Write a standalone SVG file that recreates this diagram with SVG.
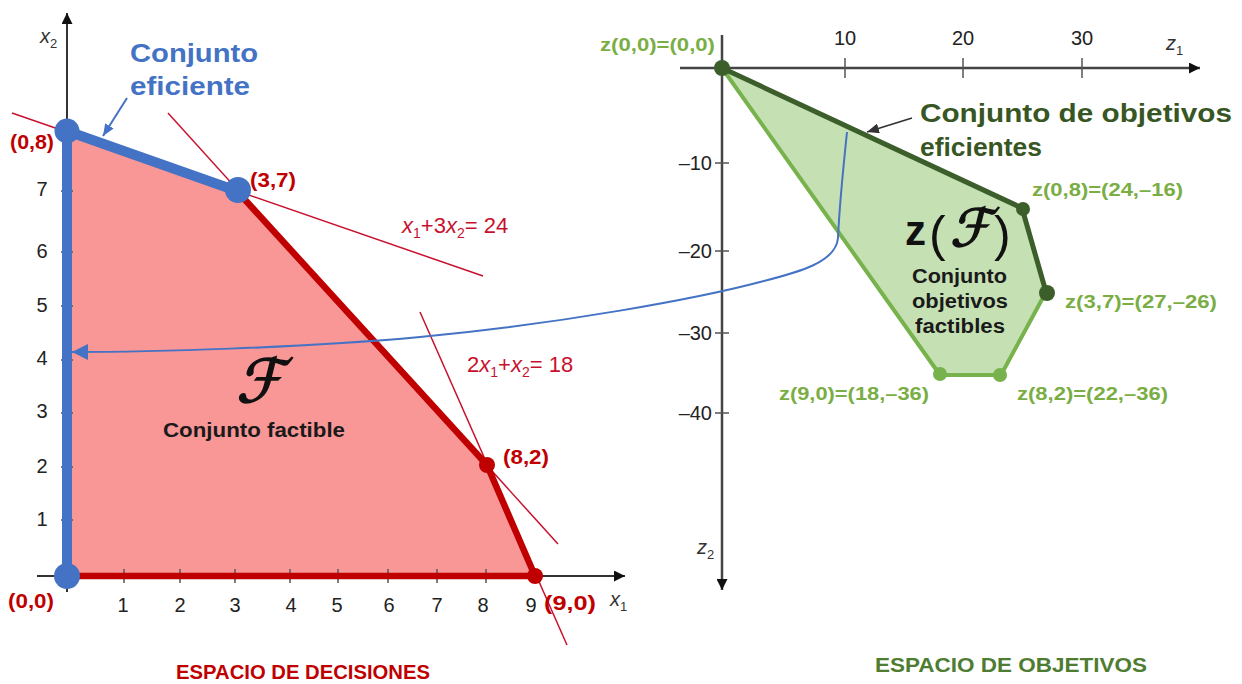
<svg xmlns="http://www.w3.org/2000/svg" width="1242" height="684" viewBox="0 0 1242 684">
<defs>
<style>
text{font-family:"Liberation Sans",Arial,sans-serif;}
.b{font-weight:bold;}
.tick{font-size:20px;fill:#222;}
.axis{stroke:#333;stroke-width:2;fill:none;}
.tk{stroke:#555;stroke-width:1.5;}
.cons{stroke:#c8102e;stroke-width:1.5;fill:none;}
.clab{font-size:22px;fill:#c8102e;}
.plab{font-size:20px;font-weight:bold;fill:#c00000;}
.glab{font-size:19px;font-weight:bold;fill:#7aae45;}
.it{font-style:italic;}
.script{font-family:"DejaVu Serif","DejaVu Sans",serif;stroke:#111;stroke-width:1.6;fill:#111;}
</style>
<marker id="ah" viewBox="0 0 12 12" refX="12" refY="6" markerWidth="12" markerHeight="11" markerUnits="userSpaceOnUse" orient="auto"><path d="M0,0 L12,6 L0,12 z" fill="#111"/></marker>
<marker id="blueBig" viewBox="0 0 16 16" refX="16" refY="8" markerWidth="16" markerHeight="16" markerUnits="userSpaceOnUse" orient="auto"><path d="M0,0 L16,8 L0,16 z" fill="#4472c4"/></marker>
<marker id="blueSm" viewBox="0 0 12 10" refX="12" refY="5" markerWidth="12" markerHeight="10" markerUnits="userSpaceOnUse" orient="auto"><path d="M0,0 L12,5 L0,10 z" fill="#4472c4"/></marker>
<marker id="darkSm" viewBox="0 0 12 10" refX="12" refY="5" markerWidth="12" markerHeight="10" markerUnits="userSpaceOnUse" orient="auto"><path d="M0,0 L12,5 L0,10 z" fill="#333"/></marker>
</defs>
<rect width="1242" height="684" fill="#fff"/>

<!-- Decision space -->
<g id="feasible-region">
<polygon points="67,576 67,131 237,191 487,465 535,576" fill="#f99696"/>
</g>
<g id="decision-axes">
<line class="axis" x1="37" y1="576" x2="625" y2="576" marker-end="url(#ah)"/>
<line class="axis" x1="67" y1="592" x2="67" y2="13" marker-end="url(#ah)"/>
<g class="tk">
<line x1="124" y1="569" x2="124" y2="583"/><line x1="180" y1="569" x2="180" y2="583"/><line x1="235" y1="569" x2="235" y2="583"/><line x1="290" y1="569" x2="290" y2="583"/><line x1="338" y1="569" x2="338" y2="583"/><line x1="388" y1="569" x2="388" y2="583"/><line x1="437" y1="569" x2="437" y2="583"/><line x1="486" y1="569" x2="486" y2="583"/>
<line x1="61" y1="191" x2="73" y2="191"/><line x1="61" y1="252" x2="73" y2="252"/><line x1="61" y1="306" x2="73" y2="306"/><line x1="61" y1="360" x2="73" y2="360"/><line x1="61" y1="413" x2="73" y2="413"/><line x1="61" y1="467" x2="73" y2="467"/><line x1="61" y1="520" x2="73" y2="520"/>
</g>
<g class="tick" text-anchor="middle">
<text x="123" y="612">1</text><text x="180" y="612">2</text><text x="235" y="612">3</text><text x="291" y="612">4</text><text x="337" y="612">5</text><text x="389" y="612">6</text><text x="437" y="612">7</text><text x="483" y="612">8</text><text x="531" y="612">9</text>
<text x="42" y="196">7</text><text x="42" y="258">6</text><text x="42" y="312">5</text><text x="42" y="365">4</text><text x="42" y="418">3</text><text x="42" y="473">2</text><text x="42" y="526">1</text>
</g>
<text x="610" y="606" font-size="20" fill="#333"><tspan class="it">x</tspan><tspan font-size="13" dy="5">1</tspan></text>
<text x="40" y="43" font-size="20" fill="#333"><tspan class="it">x</tspan><tspan font-size="13" dy="5">2</tspan></text>
</g>

<g id="constraint-lines">
<line class="cons" x1="12" y1="113" x2="483" y2="276"/>
<line class="cons" x1="168" y1="113" x2="558" y2="544"/>
<line class="cons" x1="420" y1="312" x2="567" y2="645"/>
<text class="clab" x="402" y="233"><tspan class="it">x</tspan><tspan font-size="14" dy="5">1</tspan><tspan dy="-5">+3</tspan><tspan class="it">x</tspan><tspan font-size="14" dy="5">2</tspan><tspan dy="-5">= 24</tspan></text>
<text class="clab" x="467" y="372">2<tspan class="it">x</tspan><tspan font-size="14" dy="5">1</tspan><tspan dy="-5">+</tspan><tspan class="it">x</tspan><tspan font-size="14" dy="5">2</tspan><tspan dy="-5">= 18</tspan></text>
</g>

<g id="feasible-boundary">
<path d="M237,191 L487,465 L535,576 L67,576" fill="none" stroke="#c00000" stroke-width="6.5" stroke-linejoin="round"/>
<path d="M67,576 L67,131 L237,191" fill="none" stroke="#4472c4" stroke-width="10" stroke-linejoin="round"/>
</g>

<g id="vertex-0-8"><circle cx="67" cy="131" r="12.5" fill="#4472c4"/><text class="plab" x="10" y="149" textLength="44" lengthAdjust="spacingAndGlyphs">(0,8)</text></g>
<g id="vertex-3-7"><circle cx="238" cy="190" r="13" fill="#4472c4"/><text class="plab" x="250" y="187" textLength="46" lengthAdjust="spacingAndGlyphs">(3,7)</text></g>
<g id="vertex-8-2"><circle cx="487" cy="465" r="8" fill="#c00000"/><text class="plab" x="503" y="464" textLength="46" lengthAdjust="spacingAndGlyphs">(8,2)</text></g>
<g id="vertex-9-0"><circle cx="535" cy="576" r="8" fill="#c00000"/><text class="plab" x="544" y="610" textLength="52" lengthAdjust="spacingAndGlyphs">(9,0)</text></g>
<g id="vertex-0-0"><circle cx="67" cy="576" r="13" fill="#4472c4"/><text class="plab" x="8" y="608" textLength="46" lengthAdjust="spacingAndGlyphs">(0,0)</text></g>

<g id="label-feasible">
<text class="script" x="0" y="0" font-size="60" transform="translate(236,402) skewX(-14)">ℱ</text>
<text class="b" x="163" y="437" font-size="20" fill="#1a1a1a" textLength="182" lengthAdjust="spacingAndGlyphs">Conjunto factible</text>
</g>

<g id="label-efficient">
<text class="b" x="130" y="62" font-size="25" fill="#4472c4" textLength="128" lengthAdjust="spacingAndGlyphs">Conjunto</text>
<text class="b" x="130" y="95" font-size="25" fill="#4472c4" textLength="120" lengthAdjust="spacingAndGlyphs">eficiente</text>
</g>

<!-- Objective space -->
<g id="objective-region">
<polygon points="722,68 1022,208 1046,292 1001,375 940,375" fill="#c5e0b3"/>
<path d="M1046,292 L1001,375 L940,375 L722,68" fill="none" stroke="#77b24c" stroke-width="4" stroke-linejoin="round"/>
<path d="M722,68 L1022,208 L1046,292" fill="none" stroke="#3b5e2b" stroke-width="5" stroke-linejoin="round"/>
</g>

<g id="objective-axes">
<line x1="680" y1="68" x2="1200" y2="68" stroke="#444" stroke-width="2.5" marker-end="url(#ah)"/>
<line x1="722" y1="35" x2="722" y2="590" stroke="#444" stroke-width="2.5" marker-end="url(#ah)"/>
<g class="tk">
<line x1="845" y1="58" x2="845" y2="78"/><line x1="963" y1="58" x2="963" y2="78"/><line x1="1082" y1="58" x2="1082" y2="78"/>
<line x1="715" y1="163" x2="729" y2="163"/><line x1="715" y1="251" x2="729" y2="251"/><line x1="715" y1="333" x2="729" y2="333"/><line x1="715" y1="413" x2="729" y2="413"/>
</g>
<g class="tick" text-anchor="middle">
<text x="845" y="45">10</text><text x="963" y="45">20</text><text x="1082" y="45">30</text>
</g>
<g class="tick" text-anchor="end">
<text x="712" y="170">–10</text><text x="712" y="258">–20</text><text x="712" y="340">–30</text><text x="712" y="420">–40</text>
</g>
<text x="1166" y="50" font-size="20" fill="#333"><tspan class="it">z</tspan><tspan font-size="13" dy="5">1</tspan></text>
<text x="697" y="554" font-size="20" fill="#333"><tspan class="it">z</tspan><tspan font-size="13" dy="5">2</tspan></text>
</g>

<g id="zvertex-0-0"><circle cx="722" cy="68" r="8" fill="#3b5e2b"/><text class="glab" x="600" y="51" textLength="115" lengthAdjust="spacingAndGlyphs">z(0,0)=(0,0)</text></g>
<g id="zvertex-0-8"><circle cx="1023" cy="209" r="7" fill="#3b5e2b"/><text class="glab" x="1032" y="196" textLength="151" lengthAdjust="spacingAndGlyphs">z(0,8)=(24,–16)</text></g>
<g id="zvertex-3-7"><circle cx="1047" cy="293" r="8" fill="#3b5e2b"/><text class="glab" x="1065" y="308" textLength="152" lengthAdjust="spacingAndGlyphs">z(3,7)=(27,–26)</text></g>
<g id="zvertex-8-2"><circle cx="1000" cy="375" r="7" fill="#77b24c"/><text class="glab" x="1017" y="400" textLength="151" lengthAdjust="spacingAndGlyphs">z(8,2)=(22,–36)</text></g>
<g id="zvertex-9-0"><circle cx="940" cy="374" r="7" fill="#77b24c"/><text class="glab" x="779" y="400" textLength="150" lengthAdjust="spacingAndGlyphs">z(9,0)=(18,–36)</text></g>

<g id="label-zF">
<text x="905" y="245" font-size="42" class="b" fill="#111">z</text>
<text x="929" y="251" font-size="50" fill="#111" font-family="Liberation Serif,serif">(</text>
<text class="script" x="0" y="0" font-size="52" transform="translate(950,246) skewX(-14)">ℱ</text>
<text x="994" y="251" font-size="50" fill="#111" font-family="Liberation Serif,serif">)</text>
<text class="b" x="912" y="283" font-size="20" fill="#1a1a1a" textLength="95" lengthAdjust="spacingAndGlyphs">Conjunto</text>
<text class="b" x="912" y="308" font-size="20" fill="#1a1a1a" textLength="96" lengthAdjust="spacingAndGlyphs">objetivos</text>
<text class="b" x="915" y="333" font-size="20" fill="#1a1a1a" textLength="90" lengthAdjust="spacingAndGlyphs">factibles</text>
</g>

<g id="label-efficient-objectives">
<text class="b" x="920" y="122" font-size="25" fill="#375623" textLength="312" lengthAdjust="spacingAndGlyphs">Conjunto de objetivos</text>
<text class="b" x="920" y="156" font-size="25" fill="#375623" textLength="122" lengthAdjust="spacingAndGlyphs">eficientes</text>
</g>

<g id="connectors">
<path d="M847,132 C843,170 839,215 838,238 C836,262 800,272 760,282 C700,298 560,324 420,337 C300,348 150,352 72,352" fill="none" stroke="#4472c4" stroke-width="2" marker-end="url(#blueBig)"/>
<line x1="127" y1="98" x2="103" y2="136" stroke="#4472c4" stroke-width="2" marker-end="url(#blueSm)"/>
<line x1="912" y1="118" x2="867" y2="132" stroke="#333" stroke-width="1.8" marker-end="url(#darkSm)"/>
</g>

<g id="titles">
<text class="b" x="176" y="679" font-size="20" fill="#c00000" textLength="254" lengthAdjust="spacingAndGlyphs">ESPACIO DE DECISIONES</text>
<text class="b" x="875" y="672" font-size="20" fill="#4e7d32" textLength="272" lengthAdjust="spacingAndGlyphs">ESPACIO DE OBJETIVOS</text>
</g>
</svg>
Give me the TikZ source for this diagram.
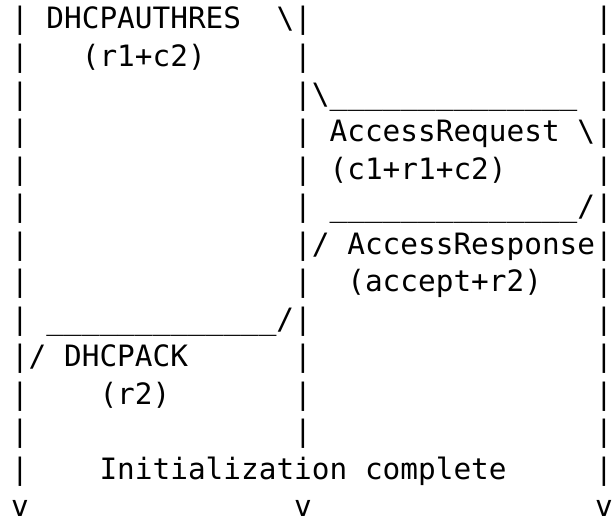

__TO DO__. Above are several records. Count the lines among them that contain "this" and give only the total.

__FINISHED ANSWER__. 2